Dataset content =
#####

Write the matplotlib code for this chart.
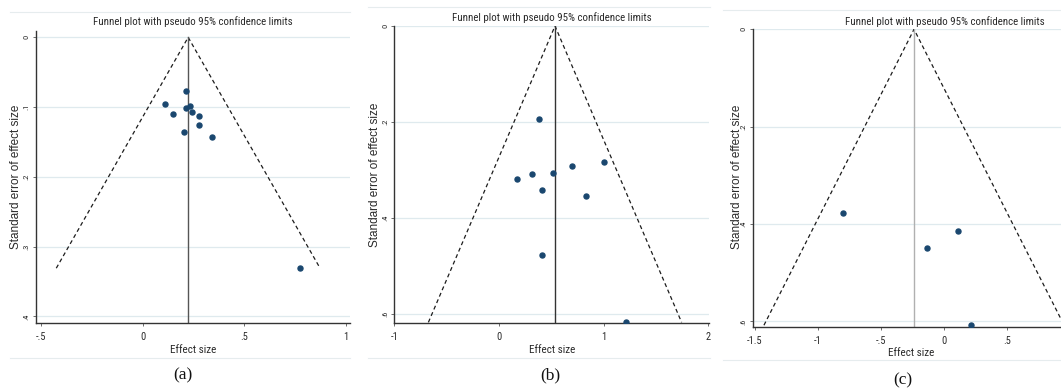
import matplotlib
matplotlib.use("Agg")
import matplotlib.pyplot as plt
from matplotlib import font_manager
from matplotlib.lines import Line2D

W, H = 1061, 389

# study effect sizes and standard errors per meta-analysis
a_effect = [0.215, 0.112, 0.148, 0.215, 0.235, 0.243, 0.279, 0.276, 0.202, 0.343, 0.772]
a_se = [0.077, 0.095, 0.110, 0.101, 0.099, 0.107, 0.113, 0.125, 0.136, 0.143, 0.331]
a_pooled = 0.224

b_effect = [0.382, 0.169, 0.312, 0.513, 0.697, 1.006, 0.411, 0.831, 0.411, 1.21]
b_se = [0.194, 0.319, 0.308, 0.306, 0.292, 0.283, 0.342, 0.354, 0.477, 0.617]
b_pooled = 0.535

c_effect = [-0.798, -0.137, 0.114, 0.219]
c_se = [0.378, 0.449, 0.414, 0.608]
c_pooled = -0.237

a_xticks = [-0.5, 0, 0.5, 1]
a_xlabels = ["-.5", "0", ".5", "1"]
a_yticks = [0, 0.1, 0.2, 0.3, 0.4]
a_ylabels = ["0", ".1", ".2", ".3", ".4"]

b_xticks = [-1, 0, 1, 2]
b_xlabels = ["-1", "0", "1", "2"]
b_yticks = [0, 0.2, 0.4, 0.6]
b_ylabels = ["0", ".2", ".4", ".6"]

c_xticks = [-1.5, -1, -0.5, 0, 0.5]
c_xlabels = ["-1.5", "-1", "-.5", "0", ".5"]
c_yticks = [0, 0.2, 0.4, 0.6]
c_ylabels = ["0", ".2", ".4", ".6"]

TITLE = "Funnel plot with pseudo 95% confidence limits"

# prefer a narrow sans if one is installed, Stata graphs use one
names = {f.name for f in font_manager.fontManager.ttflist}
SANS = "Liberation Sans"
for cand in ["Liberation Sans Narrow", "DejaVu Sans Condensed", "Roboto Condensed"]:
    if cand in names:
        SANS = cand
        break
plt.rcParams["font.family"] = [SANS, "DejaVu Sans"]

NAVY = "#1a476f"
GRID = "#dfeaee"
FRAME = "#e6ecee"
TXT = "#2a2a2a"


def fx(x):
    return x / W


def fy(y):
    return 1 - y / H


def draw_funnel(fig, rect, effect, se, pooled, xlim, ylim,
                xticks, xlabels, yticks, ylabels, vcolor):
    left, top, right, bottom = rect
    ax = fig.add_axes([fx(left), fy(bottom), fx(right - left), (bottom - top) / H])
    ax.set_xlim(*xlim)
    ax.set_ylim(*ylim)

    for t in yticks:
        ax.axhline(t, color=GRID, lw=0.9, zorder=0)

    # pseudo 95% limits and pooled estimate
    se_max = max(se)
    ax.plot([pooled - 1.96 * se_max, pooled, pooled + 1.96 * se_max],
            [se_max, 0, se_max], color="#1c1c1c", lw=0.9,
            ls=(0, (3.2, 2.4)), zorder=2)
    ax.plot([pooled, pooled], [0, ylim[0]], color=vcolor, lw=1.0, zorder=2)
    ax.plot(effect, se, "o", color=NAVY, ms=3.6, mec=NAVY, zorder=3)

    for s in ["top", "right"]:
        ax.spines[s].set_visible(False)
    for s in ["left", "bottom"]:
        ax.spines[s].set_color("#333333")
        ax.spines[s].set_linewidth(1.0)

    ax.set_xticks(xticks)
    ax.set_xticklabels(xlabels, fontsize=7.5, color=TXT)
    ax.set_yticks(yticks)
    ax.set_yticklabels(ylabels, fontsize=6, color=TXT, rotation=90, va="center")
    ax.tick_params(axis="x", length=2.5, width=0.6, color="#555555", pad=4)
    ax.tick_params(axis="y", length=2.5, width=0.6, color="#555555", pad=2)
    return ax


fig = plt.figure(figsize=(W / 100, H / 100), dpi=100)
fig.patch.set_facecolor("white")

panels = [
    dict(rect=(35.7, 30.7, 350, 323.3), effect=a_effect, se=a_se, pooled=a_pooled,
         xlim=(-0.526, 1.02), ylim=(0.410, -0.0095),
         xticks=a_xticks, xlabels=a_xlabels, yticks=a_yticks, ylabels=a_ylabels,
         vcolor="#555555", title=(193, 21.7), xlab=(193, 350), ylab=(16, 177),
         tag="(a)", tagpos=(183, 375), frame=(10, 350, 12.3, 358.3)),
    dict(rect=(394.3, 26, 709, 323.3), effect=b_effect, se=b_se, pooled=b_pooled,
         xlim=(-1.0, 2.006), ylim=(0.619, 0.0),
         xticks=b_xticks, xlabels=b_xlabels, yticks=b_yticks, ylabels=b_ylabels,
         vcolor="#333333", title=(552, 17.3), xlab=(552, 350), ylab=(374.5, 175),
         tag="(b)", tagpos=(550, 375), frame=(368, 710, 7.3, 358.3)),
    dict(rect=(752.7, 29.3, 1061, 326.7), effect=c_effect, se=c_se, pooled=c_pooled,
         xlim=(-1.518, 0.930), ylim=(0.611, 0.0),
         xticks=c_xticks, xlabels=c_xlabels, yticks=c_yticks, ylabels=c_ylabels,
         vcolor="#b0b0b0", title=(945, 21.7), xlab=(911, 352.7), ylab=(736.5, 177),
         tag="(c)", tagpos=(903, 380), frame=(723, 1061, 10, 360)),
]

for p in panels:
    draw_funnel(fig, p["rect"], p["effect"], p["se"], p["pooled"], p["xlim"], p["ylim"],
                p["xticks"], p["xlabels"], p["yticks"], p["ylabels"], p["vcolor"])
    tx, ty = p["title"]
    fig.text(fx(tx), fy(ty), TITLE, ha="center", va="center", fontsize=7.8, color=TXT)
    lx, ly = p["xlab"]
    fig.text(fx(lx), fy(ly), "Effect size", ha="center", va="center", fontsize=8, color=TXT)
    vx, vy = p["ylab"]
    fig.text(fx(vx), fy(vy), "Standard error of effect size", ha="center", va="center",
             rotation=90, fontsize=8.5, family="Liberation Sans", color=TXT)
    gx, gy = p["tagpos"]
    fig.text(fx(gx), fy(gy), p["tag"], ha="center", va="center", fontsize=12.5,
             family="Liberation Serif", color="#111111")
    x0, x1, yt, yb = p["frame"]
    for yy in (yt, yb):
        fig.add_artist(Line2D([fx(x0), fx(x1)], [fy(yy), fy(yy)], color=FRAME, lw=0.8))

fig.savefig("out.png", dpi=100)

#####

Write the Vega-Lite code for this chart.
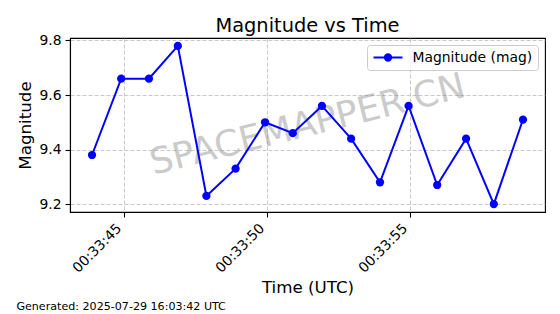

#####

Set problem = All lines above from the one containing "Write the matplotlib code for this chart." through the one containing "ax.axhline(t, color=GRID, lw=0.9, zorder=0)" are to be quoted exactly, and only those; pictures are left out.

Completed task =
Write the matplotlib code for this chart.
import matplotlib
matplotlib.use("Agg")
import matplotlib.pyplot as plt
from matplotlib import font_manager
from matplotlib.lines import Line2D

W, H = 1061, 389

# study effect sizes and standard errors per meta-analysis
a_effect = [0.215, 0.112, 0.148, 0.215, 0.235, 0.243, 0.279, 0.276, 0.202, 0.343, 0.772]
a_se = [0.077, 0.095, 0.110, 0.101, 0.099, 0.107, 0.113, 0.125, 0.136, 0.143, 0.331]
a_pooled = 0.224

b_effect = [0.382, 0.169, 0.312, 0.513, 0.697, 1.006, 0.411, 0.831, 0.411, 1.21]
b_se = [0.194, 0.319, 0.308, 0.306, 0.292, 0.283, 0.342, 0.354, 0.477, 0.617]
b_pooled = 0.535

c_effect = [-0.798, -0.137, 0.114, 0.219]
c_se = [0.378, 0.449, 0.414, 0.608]
c_pooled = -0.237

a_xticks = [-0.5, 0, 0.5, 1]
a_xlabels = ["-.5", "0", ".5", "1"]
a_yticks = [0, 0.1, 0.2, 0.3, 0.4]
a_ylabels = ["0", ".1", ".2", ".3", ".4"]

b_xticks = [-1, 0, 1, 2]
b_xlabels = ["-1", "0", "1", "2"]
b_yticks = [0, 0.2, 0.4, 0.6]
b_ylabels = ["0", ".2", ".4", ".6"]

c_xticks = [-1.5, -1, -0.5, 0, 0.5]
c_xlabels = ["-1.5", "-1", "-.5", "0", ".5"]
c_yticks = [0, 0.2, 0.4, 0.6]
c_ylabels = ["0", ".2", ".4", ".6"]

TITLE = "Funnel plot with pseudo 95% confidence limits"

# prefer a narrow sans if one is installed, Stata graphs use one
names = {f.name for f in font_manager.fontManager.ttflist}
SANS = "Liberation Sans"
for cand in ["Liberation Sans Narrow", "DejaVu Sans Condensed", "Roboto Condensed"]:
    if cand in names:
        SANS = cand
        break
plt.rcParams["font.family"] = [SANS, "DejaVu Sans"]

NAVY = "#1a476f"
GRID = "#dfeaee"
FRAME = "#e6ecee"
TXT = "#2a2a2a"


def fx(x):
    return x / W


def fy(y):
    return 1 - y / H


def draw_funnel(fig, rect, effect, se, pooled, xlim, ylim,
                xticks, xlabels, yticks, ylabels, vcolor):
    left, top, right, bottom = rect
    ax = fig.add_axes([fx(left), fy(bottom), fx(right - left), (bottom - top) / H])
    ax.set_xlim(*xlim)
    ax.set_ylim(*ylim)

    for t in yticks:
        ax.axhline(t, color=GRID, lw=0.9, zorder=0)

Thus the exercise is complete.